I’m in an old Chevy truck with mountain man legend Eustace Conway. On the bench seat between us is a small backpack of “important papers,” my oilskin raincoat, his thick, red fisherman’s sweater, his small adz axe with its darkened hickory handle, worn shiny, and a leather cover tied over the blade. There is also a jar of chunky applesauce—a gift from his brother Walton, whom we just visited. I pull the heap toward myself, away from the stick shift as we brake at an Y intersection. 

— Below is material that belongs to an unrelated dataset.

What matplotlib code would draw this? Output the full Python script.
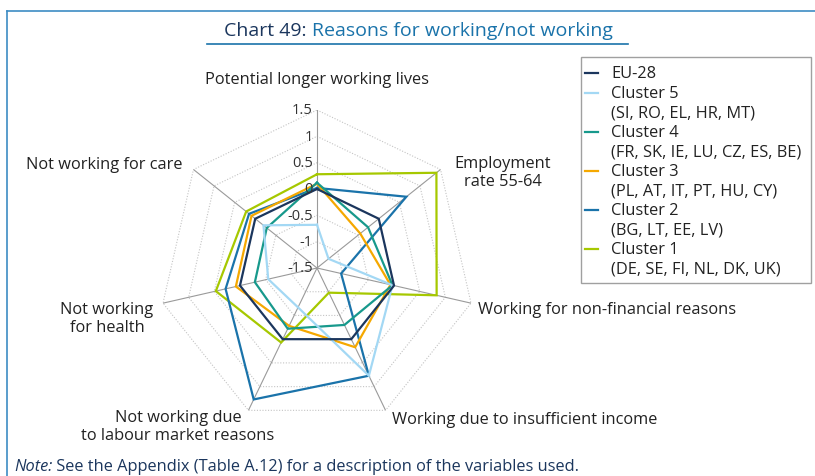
import numpy as np
import matplotlib.pyplot as plt
from matplotlib.lines import Line2D
from matplotlib.patches import Rectangle

plt.rcParams['font.family'] = ['Open Sans', 'DejaVu Sans']

# axes of the radar, clockwise from the top
categories = ['Potential longer working lives', 'Employment\nrate 55-64',
              'Working for non-financial reasons', 'Working due to insufficient income',
              'Not working due\nto labour market reasons', 'Not working\nfor health',
              'Not working for care']

eu28 = [0.00, 0.00, 0.00, 0.00, 0.00, 0.00, 0.00]
cluster5 = [-0.68, -1.22, -0.03, 0.77, -0.67, -0.55, -0.20]
cluster4 = [0.12, -0.26, -0.03, -0.30, -0.22, -0.29, -0.28]
cluster3 = [0.10, -0.45, -0.07, 0.17, -0.28, 0.08, 0.09]
cluster2 = [0.02, 0.67, -1.03, 0.77, 1.27, 0.28, 0.15]
cluster1 = [0.28, 1.40, 0.83, -0.98, 0.07, 0.47, 0.22]

series_names = ['EU-28', 'Cluster 5', 'Cluster 4', 'Cluster 3', 'Cluster 2', 'Cluster 1']
series_members = ['', '(SI, RO, EL, HR, MT)', '(FR, SK, IE, LU, CZ, ES, BE)',
                  '(PL, AT, IT, PT, HU, CY)', '(BG, LT, EE, LV)', '(DE, SE, FI, NL, DK, UK)']
series_values = [eu28, cluster5, cluster4, cluster3, cluster2, cluster1]
colors = ['#1b365d', '#a3d8f4', '#17998c', '#f5a800', '#1a73aa', '#a6c800']

ticks = [-1.5, -1, -0.5, 0, 0.5, 1, 1.5]
tick_labels = ['-1.5', '-1', '-0.5', '0', '0.5', '1', '1.5']

W, H = 815, 477
fig = plt.figure(figsize=(W / 100, H / 100), dpi=100)

def fx(px):
    return px / W

def fy(py):
    return 1 - py / H

# frame and title
fig.add_artist(Line2D([fx(7), fx(7)], [fy(12), 0], color='#3d8cc4', lw=1.2))
fig.add_artist(Line2D([fx(7), 1], [fy(12), fy(12)], color='#3d8cc4', lw=1.2))
fig.add_artist(Line2D([fx(207), fx(628)], [fy(45), fy(45)], color='#1a73aa', lw=1.2))

t1 = fig.text(fx(224), fy(31), 'Chart 49: ', color='#1b365d', fontsize=14, va='center')
fig.canvas.draw()
bb = t1.get_window_extent()
fig.text(bb.x1 / W, fy(31), 'Reasons for working/not working', color='#1a73aa',
         fontsize=14, va='center')

# radar
ax = fig.add_axes([fx(317 - 158), fy(269 + 158), fx(316), 316 / H], polar=True)
ax.set_theta_zero_location('N')
ax.set_theta_direction(-1)
ax.set_ylim(-1.5, 1.5)
ax.set_xticks([])
ax.set_yticks([])
ax.grid(False)
ax.spines['polar'].set_visible(False)
ax.patch.set_visible(False)

n = len(categories)
angles = np.arange(n) * 2 * np.pi / n
closed = np.append(angles, angles[0])

for lvl in ticks[1:]:
    ax.plot(closed, [lvl] * (n + 1), color='#c4c4c4', lw=0.8, ls=(0, (1, 1.5)))
for a in angles:
    ax.plot([a, a], [-1.5, 1.5], color='#9a9a9a', lw=0.8)

for v, lab in zip(ticks, tick_labels):
    ax.annotate(lab, (0, v), xytext=(-3, 0), textcoords='offset points',
                ha='right', va='center', fontsize=10.5, color='#333333')

for vals, c in zip(series_values[::-1], colors[::-1]):
    ax.plot(closed, vals + vals[:1], color=c, lw=1.6, solid_joinstyle='miter')

# category labels
label_pos = [(317, 80, 'center'), (503, 173, 'center'), (478, 310, 'left'),
             (392, 420, 'left'), (178, 427, 'center'), (107, 319, 'center'),
             (183, 165, 'right')]
for lab, (x, y, ha) in zip(categories, label_pos):
    fig.text(fx(x), fy(y), lab, ha=ha, va='center', multialignment=ha,
             fontsize=11.8, color='#222222', linespacing=1.1)

# legend
fig.add_artist(Rectangle((fx(581), fy(284)), fx(230), (284 - 58) / H, fill=False,
                         edgecolor='#a0a0a0', lw=1.0, transform=fig.transFigure))
y = 74
for name, members, c in zip(series_names, series_members, colors):
    fig.add_artist(Line2D([fx(585), fx(598)], [fy(y), fy(y)], color=c, lw=1.6))
    fig.text(fx(611), fy(y), name, ha='left', va='center', fontsize=11.8, color='#222222')
    y += 19.6
    if members:
        fig.text(fx(611), fy(y), members, ha='left', va='center', fontsize=11.8,
                 color='#222222')
        y += 19.6

# note
t3 = fig.text(fx(14), fy(467), 'Note:', style='italic', color='#1b365d', fontsize=11.8,
              va='center')
fig.canvas.draw()
bb = t3.get_window_extent()
fig.text(bb.x1 / W, fy(467), ' See the Appendix (Table A.12) for a description of the variables used.',
         color='#1b365d', fontsize=11.8, va='center')

fig.savefig('out.png', dpi=100)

“Are we clear?” asks Eustace.
I look over my right shoulder. Clyde, his Aussie Tri, is seated calmly in the truck bed beside a plastic trashcan of mushy pears for the hogs at Turtle Island. There is fog on the ground and the road twists upward and dissolves between two hills covered in the last of fall foliage.
“Clear,” I reply.

*

I’m hunched down holding a locust log and he is bowed facing me, the adz flying in a close arc, taking away wood between his boots in clean golden scoops. The energy is startling, or maybe the thought that the slightest slip and that blade could be scooping into me. He stops and we stand up and let out a deep breath. A few chips have caught in my hair and on his blue wool shirt. The light is fading and there is a whiff of wood smoke. We heave the log into place.

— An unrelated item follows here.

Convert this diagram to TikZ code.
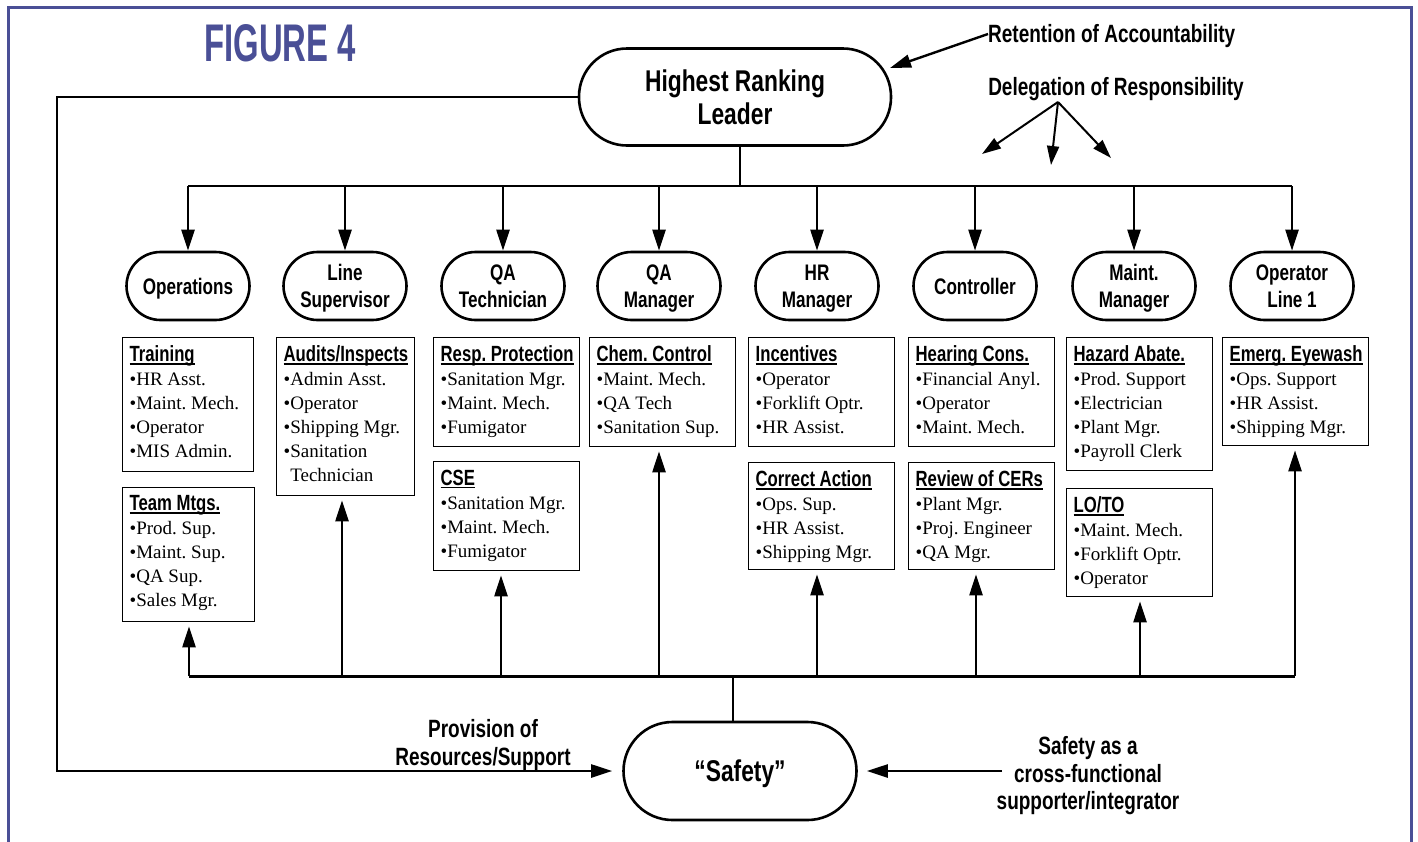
\documentclass[tikz,border=0pt]{standalone}
\usepackage{fontspec}
\setmainfont{Liberation Serif}
\newfontfamily\cnd[FakeStretch=0.76]{Liberation Sans}
\newfontfamily\cndfig[FakeStretch=0.62]{Liberation Sans}
\usetikzlibrary{arrows.meta}
\definecolor{figblue}{RGB}{74,79,150}
\newcommand\ulx[1]{\leavevmode\setbox0\hbox{#1}\rlap{\rule[-3pt]{\wd0}{1.3pt}}\box0}
\newcommand\itm[1]{\leavevmode\mbox{\textbullet#1}\par}
\newcommand\cnt[1]{\leavevmode\mbox{\phantom{\textbullet}#1}\par}
\newcommand\bxt[4]{\parbox[c][#2pt][t]{#1pt}{\raggedright\leftskip=7pt\parindent=0pt\frenchspacing\vspace*{8pt}{\fontsize{22}{24}\selectfont\cnd\bfseries\ulx{#3}\par}{\fontsize{19}{24}\selectfont #4}}}
\begin{document}
\begin{tikzpicture}[x=1pt,y=-1pt,
  lbl/.style={align=center,inner sep=0pt,font=\fontsize{25}{27.5}\selectfont\cnd\bfseries},
  child/.style={draw,line width=2.6pt,rounded corners=34pt,minimum width=123pt,minimum height=68pt,inner sep=0pt,align=center,text depth=0pt,font=\fontsize{22.5}{27}\selectfont\cnd\bfseries},
  lead/.style={draw,line width=2.6pt,rounded corners=48pt,minimum width=312pt,minimum height=97pt,inner sep=0pt,align=center,text depth=0pt,font=\fontsize{30}{33}\selectfont\cnd\bfseries},
  safe/.style={draw,line width=2.6pt,rounded corners=49pt,minimum width=233pt,minimum height=98pt,inner sep=0pt,align=center,text depth=0pt,font=\fontsize{30}{33}\selectfont\cnd\bfseries},
  bx/.style={draw,line width=1.3pt,inner sep=0pt,anchor=north west},
  ln/.style={line width=2.6pt},
  arr/.style={line width=2.4pt,-{Triangle[length=21pt,width=13pt]}},
  darr/.style={line width=2pt,-{Triangle[length=19pt,width=12pt]}}]
\useasboundingbox (0,0) rectangle (1418,841);
\fill[white] (0,0) rectangle (1418,841);
\draw[figblue,line width=3pt] (8,860) -- (8,7) -- (1411,7) -- (1411,860);
\node[inner sep=0pt,text=figblue,font=\fontsize{53}{53}\selectfont\cndfig\bfseries] (fig) at (280,43) {FIGURE 4};

% main nodes
\node[lead] (leader) at (735,97) {Highest Ranking\\Leader};
\node[safe] (safety) at (740,771) {“Safety”};

\node[child] (c1) at (188,286) {Operations};
\node[child] (c2) at (345,286) {Line\\Supervisor};
\node[child] (c3) at (503,286) {QA\\Technician};
\node[child] (c4) at (659,286) {QA\\Manager};
\node[child] (c5) at (817,286) {HR\\Manager};
\node[child] (c6) at (975,286) {Controller};
\node[child] (c7) at (1134,286) {Maint.\\Manager};
\node[child] (c8) at (1292,286) {Operator\\Line 1};

% boxes
\node[bx] (b1) at (122,337) {\bxt{131}{134}{Training}{\itm{HR Asst.}\itm{Maint. Mech.}\itm{Operator}\itm{MIS Admin.}}};
\node[bx] (b2) at (122,487) {\bxt{132}{134}{Team Mtgs.}{\itm{Prod. Sup.}\itm{Maint. Sup.}\itm{QA Sup.}\itm{Sales Mgr.}}};
\node[bx] (b3) at (276,337) {\bxt{138}{158}{Audits/Inspects}{\itm{Admin Asst.}\itm{Operator}\itm{Shipping Mgr.}\itm{Sanitation}\cnt{Technician}}};
\node[bx] (b4) at (433,337) {\bxt{146}{109}{Resp. Protection}{\itm{Sanitation Mgr.}\itm{Maint. Mech.}\itm{Fumigator}}};
\node[bx] (b5) at (433,461) {\bxt{146}{109}{CSE}{\itm{Sanitation Mgr.}\itm{Maint. Mech.}\itm{Fumigator}}};
\node[bx] (b6) at (589,337) {\bxt{146}{109}{Chem. Control}{\itm{Maint. Mech.}\itm{QA Tech}\itm{Sanitation Sup.}}};
\node[bx] (b7) at (748,337) {\bxt{146}{109}{Incentives}{\itm{Operator}\itm{Forklift Optr.}\itm{HR Assist.}}};
\node[bx] (b8) at (748,462) {\bxt{146}{107}{Correct Action}{\itm{Ops. Sup.}\itm{HR Assist.}\itm{Shipping Mgr.}}};
\node[bx] (b9) at (908,337) {\bxt{146}{109}{Hearing Cons.}{\itm{Financial Anyl.}\itm{Operator}\itm{Maint. Mech.}}};
\node[bx] (b10) at (908,462) {\bxt{146}{107}{Review of CERs}{\itm{Plant Mgr.}\itm{Proj. Engineer}\itm{QA Mgr.}}};
\node[bx] (b11) at (1066,337) {\bxt{146}{133}{Hazard Abate.}{\itm{Prod. Support}\itm{Electrician}\itm{Plant Mgr.}\itm{Payroll Clerk}}};
\node[bx] (b12) at (1066,488) {\bxt{146}{108}{LO/TO}{\itm{Maint. Mech.}\itm{Forklift Optr.}\itm{Operator}}};
\node[bx] (b13) at (1222,337) {\bxt{146}{108}{Emerg. Eyewash}{\itm{Ops. Support}\itm{HR Assist.}\itm{Shipping Mgr.}}};

% labels
\node[lbl,anchor=west] (ret) at (988,36) {Retention of Accountability};
\node[lbl] (del) at (1116,89) {Delegation of Responsibility};
\node[lbl] (prov) at (483,745) {Provision of\\Resources/Support};
\node[lbl] (sx) at (1088,776) {Safety as a\\cross-functional\\supporter/integrator};

% top distribution
\coordinate (top) at (740,186);
\draw[ln] ([xshift=5pt]leader.south) -- (top);
\draw[ln] (c1.north |- top) -- (c8.north |- top);
\foreach \c in {c1,c2,c3,c4,c5,c6,c7,c8}
  \draw[arr] (\c.north |- top) -- (\c.north);

% bottom distribution
\coordinate (bus) at (733,676);
\coordinate (u1) at (189,676);
\coordinate (u2) at (342,676);
\coordinate (u3) at (501,676);
\coordinate (u4) at (659,676);
\coordinate (u5) at (817,676);
\coordinate (u6) at (976,676);
\coordinate (u7) at (1140,676);
\coordinate (u8) at (1295,676);
\draw[ln,line width=3pt] (u1) -- (u8);
\draw[ln] (bus) -- (bus |- safety.north);
\draw[arr,shorten >=4pt] (u1) -- (u1 |- b2.south);
\draw[arr,shorten >=4pt] (u2) -- (u2 |- b3.south);
\draw[arr,shorten >=4pt] (u3) -- (u3 |- b5.south);
\draw[arr,shorten >=4pt] (u4) -- (u4 |- b6.south);
\draw[arr,shorten >=4pt] (u5) -- (u5 |- b8.south);
\draw[arr,shorten >=4pt] (u6) -- (u6 |- b10.south);
\draw[arr,shorten >=4pt] (u7) -- (u7 |- b12.south);
\draw[arr,shorten >=4pt] (u8) -- (u8 |- b13.south);

% loop from leader to safety
\draw[arr,shorten >=10pt] (leader.west) -- (57,97) |- (safety.west);
% right arrow
\coordinate (rs) at (1002,771);
\draw[arr,shorten >=9pt] (rs) -- (safety.east);

% retention arrow
\coordinate (r1) at (890,68);
\draw[arr] ([yshift=2pt]ret.west) -- (r1);
% delegation arrows
\coordinate (dg) at (1058,102);
\coordinate (d1) at (982,154);
\coordinate (d2) at (1051,165);
\coordinate (d3) at (1111,158);
\draw[darr] (dg) -- (d1);
\draw[darr] (dg) -- (d2);
\draw[darr] (dg) -- (d3);
\end{tikzpicture}
\end{document}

Well past dark we finally quit and go inside, where it is dry and there is light and the warmth of a wood fire. At his table there is a large cast iron pan and under the lid, she tells us, is fried mushrooms and onions and pieces of hog fat. Eustace slaps his hands together and rubs them with the bright-eyed enthusiasm of a kid on Christmas morning. 
“Ol’ miss piggy. She was a fine hog!” We all smile with him. I hold his left hand and reach across the table with my right, and we bow our heads. “Thank you, thank you, thank you…”

*

In the morning the air inside is cool. I have let the fire go out. Eustace has a busy day of work, but I am leaving. The sun is not up, but I can just make out some of the artifacts: an old Laguna pot he traded some moccasins for, a large wooden tub with four handles all carved from one piece, full of clean, sharp hand tools, a gallon jar full of peppers, a very asymmetrical painting of a heart: red with finger swirls of blue. I can hear Eustace loading things into his truck and talking on his flip phone, briefing his guys on the day’s plans.

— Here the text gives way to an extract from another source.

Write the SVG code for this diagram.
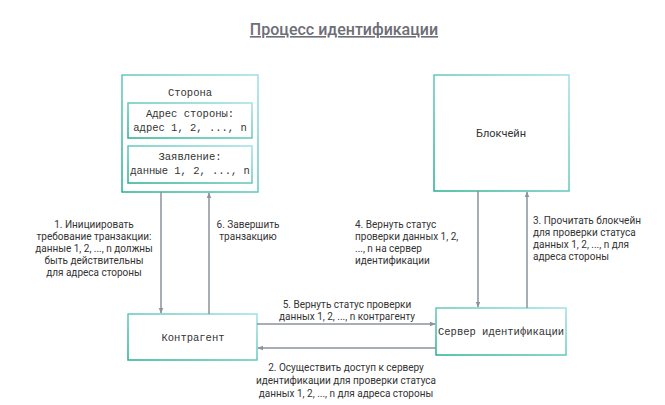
<svg xmlns="http://www.w3.org/2000/svg" width="665" height="405" viewBox="0 0 665 405">
<style>
.box{fill:#fff;stroke:url(#g);stroke-width:1.5}
.mono{font-family:"Liberation Mono","DejaVu Sans Mono",monospace;font-size:10.5px;fill:#333;text-anchor:middle}
.lbl{font-family:Roboto,"Noto Sans",sans-serif;font-size:10px;fill:#333}
.c{text-anchor:middle}
.edge{stroke:#8c939b;stroke-width:1.5;fill:none;marker-end:url(#a)}
</style>
<defs>
<linearGradient id="g" x1="0" y1="1" x2="1" y2="0">
<stop offset="0" stop-color="#24b08f"/>
<stop offset="1" stop-color="#9fe0e6"/>
</linearGradient>
<marker id="a" viewBox="0 0 10 10" refX="9" refY="5" markerWidth="6" markerHeight="6" orient="auto" markerUnits="userSpaceOnUse">
<path d="M0,1 L10,5 L0,9 z" fill="#8c939b"/>
</marker>
</defs>
<rect width="665" height="405" fill="#fff"/>
<text x="344" y="35" style="font-family:Roboto,'Noto Sans',sans-serif;font-size:16px;font-weight:500;fill:#6d6e76;text-decoration:underline" text-anchor="middle">Процесс идентификации</text>

<g id="storona">
<rect class="box" x="122" y="75" width="136" height="117"/>
<text class="mono" x="190" y="96">Сторона</text>
<rect class="box" x="128" y="103" width="124" height="35"/>
<text class="mono" x="190" y="117">Адрес стороны:</text>
<text class="mono" x="190" y="131">адрес 1, 2, ..., n</text>
<rect class="box" x="128" y="146" width="124" height="37"/>
<text class="mono" x="190" y="160">Заявление:</text>
<text class="mono" x="190" y="174">данные 1, 2, ..., n</text>
</g>

<g id="blockchain">
<rect class="box" x="434" y="75" width="135" height="116"/>
<text x="501" y="137" style="font-family:Roboto,'Noto Sans',sans-serif;font-size:11px;fill:#333" text-anchor="middle">Блокчейн</text>
</g>

<g id="kontragent">
<rect class="box" x="128" y="314" width="129" height="46"/>
<text class="mono" x="193" y="341">Контрагент</text>
</g>

<g id="server">
<rect class="box" x="436" y="308" width="130" height="47"/>
<text class="mono" x="501" y="335">Сервер идентификации</text>
</g>

<g id="connectors">
<line class="edge" x1="161" y1="192" x2="161" y2="313"/>
<line class="edge" x1="209" y1="314" x2="209" y2="193"/>
<line class="edge" x1="478" y1="191" x2="478" y2="307"/>
<line class="edge" x1="527" y1="308" x2="527" y2="192"/>
<line class="edge" x1="257" y1="324" x2="435" y2="324"/>
<line class="edge" x1="436" y1="348" x2="258" y2="348"/>
</g>

<g id="labels">
<text class="lbl c" x="94" y="228">1. Инициировать</text>
<text class="lbl c" x="94" y="240">требование транзакции:</text>
<text class="lbl c" x="94" y="252">данные 1, 2, ..., n должны</text>
<text class="lbl c" x="94" y="264">быть действительны</text>
<text class="lbl c" x="94" y="276">для адреса стороны</text>

<text class="lbl c" x="248" y="228">6. Завершить</text>
<text class="lbl c" x="248" y="240">транзакцию</text>

<text class="lbl" x="355" y="228">4. Вернуть статус</text>
<text class="lbl" x="355" y="240">проверки данных 1, 2,</text>
<text class="lbl" x="355" y="252">..., n на сервер</text>
<text class="lbl" x="355" y="264">идентификации</text>

<text class="lbl" x="533" y="224">3. Прочитать блокчейн</text>
<text class="lbl" x="533" y="236">для проверки статуса</text>
<text class="lbl" x="533" y="248">данных 1, 2, ..., n для</text>
<text class="lbl" x="533" y="260">адреса стороны</text>

<text class="lbl c" x="347" y="308">5. Вернуть статус проверки</text>
<text class="lbl c" x="347" y="320">данных 1, 2, ..., n контрагенту</text>

<text class="lbl c" x="346" y="371">2. Осуществить доступ к серверу</text>
<text class="lbl c" x="346" y="384">идентификации для проверки статуса</text>
<text class="lbl c" x="346" y="397">данных 1, 2, ..., n для адреса стороны</text>
</g>
</svg>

We are standing at his door. He is wearing that thick red sweater, and a silver braid rests on each of his shoulders. 
“I guess you’re leaving.”
I nod, and he furrows his brow, then a bright smile spreads over his face and he puts his arms out and wraps me in a hug, all wool and sawdust and forgiveness. I get in my truck and roll out, and there are the plastic signs, even more than yesterday. I try to imagine “Eustace Conway” signs, but all I can see is him, filling his doorway and smiling bright, with wood chips on his sweater and a full day of work ahead of him. We aren’t voting today, we have other plans.